Application Questions for Individual or Small Groups:
- What is destructive about complaining?
- How does praise change our hearts/our perspective?
- How will our complaining or faith-filled action affect our church? (Be specific.)
- What do you think you might offer to the small boat armada of Hillcrest? Where do you have capacity to help people?
- Describe what you think people who don’t know Christ need today. (Your perspective is very revealing. What you see as a need may be a description of your capacity, your ministry, or at least how you can begin to pray.)
- If God told us that Hillcrest Chapel had the capacity to grow 1,000 people in the next 18 months if everyone launched their boats and helped rescue/mature people, what do you think you might do to help that rescue and growth operation?
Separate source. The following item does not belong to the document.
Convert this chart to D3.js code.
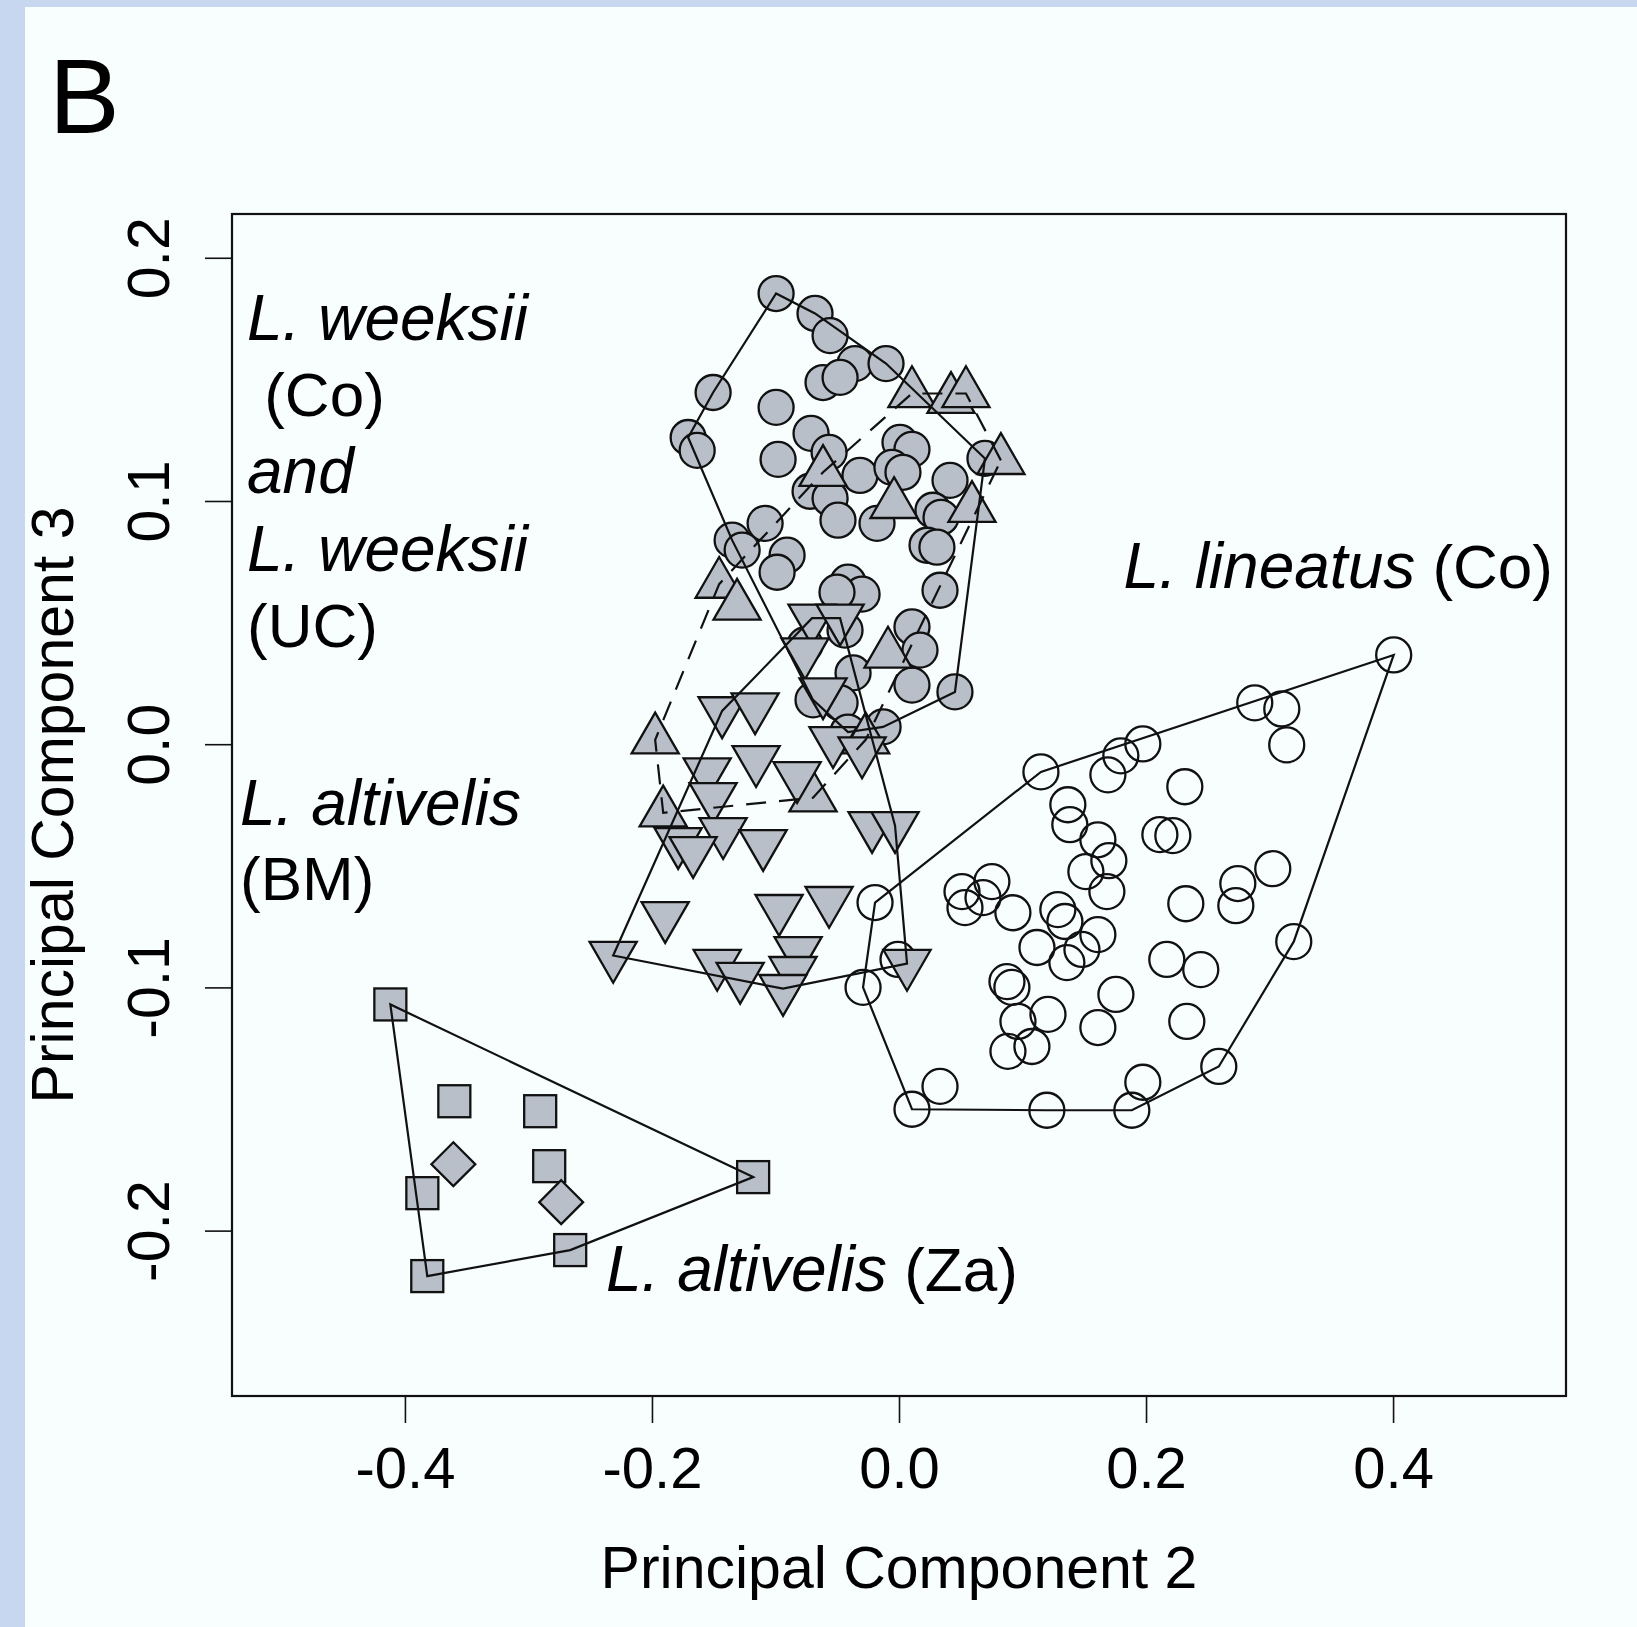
<!DOCTYPE html>
<html>
<head>
<meta charset="utf-8">
<script src="https://cdn.jsdelivr.net/npm/d3@7"></script>
<style>
  html, body { margin: 0; padding: 0; background: #f8fdfd; }
  svg { display: block; }
  text { font-family: "Liberation Sans", Arial, Helvetica, sans-serif; fill: #000; }
</style>
</head>
<body>
<div id="chart"></div>
<script>
// PC2 / PC3 scores, one array per population
var weeksiiCo = [
  [-0.0995, 0.1853], [-0.0680, 0.1771], [-0.0558, 0.1680], [-0.0356, 0.1565], [-0.0105, 0.1565],
  [-0.0615, 0.1487], [-0.0477, 0.1508], [-0.1505, 0.1446], [-0.0995, 0.1385], [-0.1707, 0.1261],
  [-0.1634, 0.1208], [-0.0712, 0.1278], [-0.0566, 0.1200], [-0.0979, 0.1171], [0.0008, 0.1241],
  [0.0105, 0.1212], [-0.0316, 0.1105], [-0.0057, 0.1138], [0.0032, 0.1118], [-0.0720, 0.1040],
  [-0.0558, 0.1011], [-0.0494, 0.0921], [-0.0178, 0.0908], [0.0696, 0.1175], [0.0413, 0.1085],
  [0.0275, 0.0962], [0.0340, 0.0933], [0.0227, 0.0818], [0.0307, 0.0810], [-0.1084, 0.0908],
  [-0.1351, 0.0839], [-0.1270, 0.0798], [-0.0906, 0.0777], [-0.0987, 0.0707], [0.0332, 0.0633],
  [-0.0413, 0.0666], [-0.0299, 0.0617], [-0.0502, 0.0625], [0.0105, 0.0482], [0.0170, 0.0387],
  [0.0453, 0.0215], [0.0105, 0.0243], [-0.0372, 0.0293], [-0.0696, 0.0182], [-0.0477, 0.0170],
  [-0.0129, 0.0071], [-0.0413, 0.0050], [-0.0437, 0.0469], [-0.0761, 0.0408]
];
var weeksiiUC = [
  [0.0105, 0.1442], [0.0421, 0.1418], [0.0542, 0.1442], [0.0825, 0.1167], [-0.0615, 0.1118],
  [-0.0040, 0.0986], [0.0591, 0.0970], [-0.1456, 0.0658], [-0.1311, 0.0568], [-0.0089, 0.0371],
  [-0.1974, 0.0018], [-0.1909, -0.0282], [-0.0696, -0.0220], [-0.0270, 0.0018]
];
var altivelisBM = [
  [-0.0704, 0.0518], [-0.0477, 0.0518], [-0.0761, 0.0379], [-0.0615, 0.0215], [-0.0534, 0.0014],
  [-0.0299, -0.0028], [-0.1432, 0.0137], [-0.1165, 0.0153], [-0.1157, -0.0064], [-0.1553, -0.0114],
  [-0.0825, -0.0130], [-0.1505, -0.0216], [-0.1424, -0.0360], [-0.1788, -0.0401], [-0.1667, -0.0438],
  [-0.1100, -0.0409], [-0.0218, -0.0335], [-0.0032, -0.0335], [-0.1893, -0.0705], [-0.0971, -0.0676],
  [-0.0566, -0.0643], [-0.0817, -0.0849], [-0.0858, -0.0931], [-0.0939, -0.1005], [-0.2314, -0.0869],
  [-0.1472, -0.0902], [-0.1286, -0.0955], [0.0065, -0.0902]
];
var altivelisZaSquares = [
  [-0.4118, -0.1070], [-0.3600, -0.1468], [-0.2905, -0.1509], [-0.2832, -0.1735],
  [-0.3859, -0.1846], [-0.1181, -0.1780], [-0.2662, -0.2080], [-0.3819, -0.2187]
];
var altivelisZaDiamonds = [[-0.3608, -0.1727], [-0.2735, -0.1883]];
var lineatusCo = [
  [0.4005, 0.0367], [0.2880, 0.0170], [0.3099, 0.0145], [0.3139, -0.0003], [0.1974, 0.0001],
  [0.1796, -0.0048], [0.1691, -0.0126], [0.1149, -0.0114], [0.2314, -0.0175], [0.2112, -0.0372],
  [0.2217, -0.0376], [0.1367, -0.0249], [0.1383, -0.0331], [0.1610, -0.0393], [0.1699, -0.0479],
  [0.1513, -0.0524], [0.1683, -0.0606], [0.2743, -0.0573], [0.2727, -0.0664], [0.3026, -0.0512],
  [0.2322, -0.0656], [0.3196, -0.0812], [-0.0194, -0.0651], [-0.0291, -0.1000], [-0.0008, -0.0885],
  [0.0510, -0.0606], [0.0534, -0.0672], [0.0680, -0.0631], [0.0752, -0.0565], [0.0922, -0.0693],
  [0.1286, -0.0680], [0.1343, -0.0729], [0.1117, -0.0836], [0.1359, -0.0898], [0.1610, -0.0783],
  [0.1481, -0.0844], [0.0874, -0.0976], [0.0914, -0.1000], [0.0963, -0.1140], [0.1206, -0.1111],
  [0.0882, -0.1263], [0.1076, -0.1243], [0.1756, -0.1029], [0.1610, -0.1165], [0.2168, -0.0885],
  [0.2443, -0.0927], [0.2330, -0.1140], [0.2589, -0.1325], [0.1974, -0.1390], [0.1885, -0.1505],
  [0.0332, -0.1407], [0.0105, -0.1501], [0.1197, -0.1505]
];

var xTicks = [-0.4, -0.2, 0.0, 0.2, 0.4];
var xTickLabels = ["-0.4", "-0.2", "0.0", "0.2", "0.4"];
var yTicks = [0.2, 0.1, 0.0, -0.1, -0.2];
var yTickLabels = ["0.2", "0.1", "0.0", "-0.1", "-0.2"];

var width = 1637, height = 1627;
var plotL = 232, plotR = 1566, plotT = 214, plotB = 1396;
var R = 17.5;            // circle radius, the other symbols scale off it
var grey = "#b9bfc9";
var ink = "#111";

var svg = d3.select("#chart").append("svg")
  .attr("width", width)
  .attr("height", height);

svg.append("rect").attr("width", width).attr("height", height).attr("fill", "#f8fdfd");
svg.append("rect").attr("width", 25).attr("height", height).attr("fill", "#c7d7ef");
svg.append("rect").attr("width", width).attr("height", 7).attr("fill", "#c7d7ef");

var x = d3.scaleLinear().domain([-0.54, 0.54]).range([plotL, plotR]);
var y = d3.scaleLinear().domain([-0.268, 0.218]).range([plotB, plotT]);

// axes
var xAxis = svg.append("g")
  .attr("transform", "translate(0," + plotB + ")")
  .call(d3.axisBottom(x).tickValues(xTicks).tickSize(27)
    .tickFormat(function(d, i) { return xTickLabels[i]; }));
xAxis.select(".domain").remove();
xAxis.selectAll("line").attr("stroke", ink).attr("stroke-width", 1.6);
xAxis.selectAll("text")
  .attr("y", 92).attr("dy", null)
  .style("font-size", "58px")
  .attr("fill", "#000");

var yAxis = svg.append("g")
  .attr("transform", "translate(" + plotL + ",0)")
  .call(d3.axisLeft(y).tickValues(yTicks).tickSize(27)
    .tickFormat(function(d, i) { return yTickLabels[i]; }));
yAxis.select(".domain").remove();
yAxis.selectAll("line").attr("stroke", ink).attr("stroke-width", 1.6);
yAxis.selectAll("text")
  .attr("x", 0).attr("y", 0).attr("dy", null)
  .attr("text-anchor", "middle")
  .attr("transform", "translate(-63,0) rotate(-90)")
  .style("font-size", "59px")
  .attr("fill", "#000");

svg.append("rect")
  .attr("x", plotL).attr("y", plotT)
  .attr("width", plotR - plotL).attr("height", plotB - plotT)
  .attr("fill", "none").attr("stroke", ink).attr("stroke-width", 2.2);

svg.append("text")
  .attr("x", (plotL + plotR) / 2).attr("y", 1588)
  .attr("text-anchor", "middle")
  .style("font-size", "59px")
  .text("Principal Component 2");

svg.append("text")
  .attr("transform", "translate(73," + (plotT + plotB) / 2 + ") rotate(-90)")
  .attr("text-anchor", "middle")
  .style("font-size", "59px")
  .text("Principal Component 3");

svg.append("text")
  .attr("x", 49).attr("y", 133)
  .style("font-size", "106px")
  .text("B");

// symbols
var tr = 1.555 * R, txc = tr * Math.sqrt(3) / 2, tyc = tr / 2;
var upTri = "M0," + (-tr) + "L" + txc + "," + tyc + "L" + (-txc) + "," + tyc + "Z";
var downTri = "M0," + tr + "L" + txc + "," + (-tyc) + "L" + (-txc) + "," + (-tyc) + "Z";
var dm = 1.2533 * R;
var diamond = "M0," + (-dm) + "L" + dm + ",0L0," + dm + "L" + (-dm) + ",0Z";
var sq = 16;

var pts = svg.append("g").attr("stroke", ink).attr("stroke-width", 2.3);

function place(d) { return "translate(" + x(d[0]) + "," + y(d[1]) + ")"; }

pts.selectAll(".lin").data(lineatusCo).enter().append("circle")
  .attr("cx", function(d) { return x(d[0]); })
  .attr("cy", function(d) { return y(d[1]); })
  .attr("r", R).attr("fill", "none");

pts.selectAll(".wco").data(weeksiiCo).enter().append("circle")
  .attr("cx", function(d) { return x(d[0]); })
  .attr("cy", function(d) { return y(d[1]); })
  .attr("r", R).attr("fill", grey);

pts.selectAll(".wuc").data(weeksiiUC).enter().append("path")
  .attr("d", upTri).attr("transform", place).attr("fill", grey);

pts.selectAll(".bm").data(altivelisBM).enter().append("path")
  .attr("d", downTri).attr("transform", place).attr("fill", grey);

pts.selectAll(".zas").data(altivelisZaSquares).enter().append("rect")
  .attr("x", function(d) { return x(d[0]) - sq; })
  .attr("y", function(d) { return y(d[1]) - sq; })
  .attr("width", 2 * sq).attr("height", 2 * sq).attr("fill", grey);

pts.selectAll(".zad").data(altivelisZaDiamonds).enter().append("path")
  .attr("d", diamond).attr("transform", place).attr("fill", grey);

// convex hulls go on top of the points
function hull(group, dashed) {
  var h = d3.polygonHull(group.map(function(d) { return [x(d[0]), y(d[1])]; }));
  svg.append("path")
    .attr("d", "M" + h.join("L") + "Z")
    .attr("fill", "none")
    .attr("stroke", ink)
    .attr("stroke-width", 2.2)
    .attr("stroke-dasharray", dashed ? "20,13" : null);
}
hull(weeksiiCo, false);
hull(weeksiiUC, true);
hull(altivelisBM, false);
hull(altivelisZaSquares.concat(altivelisZaDiamonds), false);
hull(lineatusCo, false);

// labels
function label(xp, yp, parts, anchor) {
  var t = svg.append("text").attr("x", xp).attr("y", yp)
    .attr("text-anchor", anchor || "start")
    .attr("xml:space", "preserve");
  parts.forEach(function(p) {
    t.append("tspan")
      .style("font-style", p[1] ? "italic" : "normal")
      .style("font-size", p[1] ? "64px" : "62px")
      .text(p[0]);
  });
}
label(247, 340, [["L. weeksii", true]]);
label(247, 416, [[" (Co)", false]]);
label(247, 493, [["and", true]]);
label(247, 571, [["L. weeksii", true]]);
label(247, 647, [["(UC)", false]]);
label(240, 825, [["L. altivelis", true]]);
label(240, 900, [["(BM)", false]]);
label(1553, 588, [["L. lineatus", true], [" (Co)", false]], "end");
label(606, 1291, [["L. altivelis", true], [" (Za)", false]]);
</script>
</body>
</html>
Now the complaints continued in the book of Numbers, and finally a third set of complaints emerged. These are against spiritual leadership. In reality,
The Third Complaint is: Spiritual Jealousy—12:1-16.
Usually the spirit of complaining will eventually affect the leadership of the home, the job, the church, and the nation. As you read through chapter 12, Miriam and Aaron are not seen as complaining about food or general circumstances, but about the leadership, about who was in charge. The particular issue was Moses’ marriage to a Cushite, who could have been Arabian, or possibly an African. They were upset about this and used it as a kind of camouflage to hide behind what they really wanted.
The real issue is that they wanted some of the prominence and prestige of leadership, too. A paraphrase might be: "Does God only speak through Moses? How about us? We’re the same family, why don’t we get some of the recognition that is due us?" God called them to the tabernacle and basically said in chapter 12, that there were many prophets, "but there is only one Moses; I speak to him face-to-face."
At that point Miriam was stricken with leprosy and God vindicated Moses’ leadership.
Moses’ response shows us how to respond to a shove from another person—12:3-16.
- Be very meek. If in fact we find someone shoving us at a point of leadership, there is a way to respond that takes all the pressure out of the situation. We are to be meek. By that I don’t mean weak or insipid, but keeping passions and emotions in control.
- Let God vindicate you. Leave the matter to Him.
- After God corrects the situation, immediately seek restoration with the person who has been shoving/pushing/challenging your leadership, if it is possible. That is, in fact, what happened here. When the leprosy came upon Miriam, Moses pleaded with God to save her and correct the situation.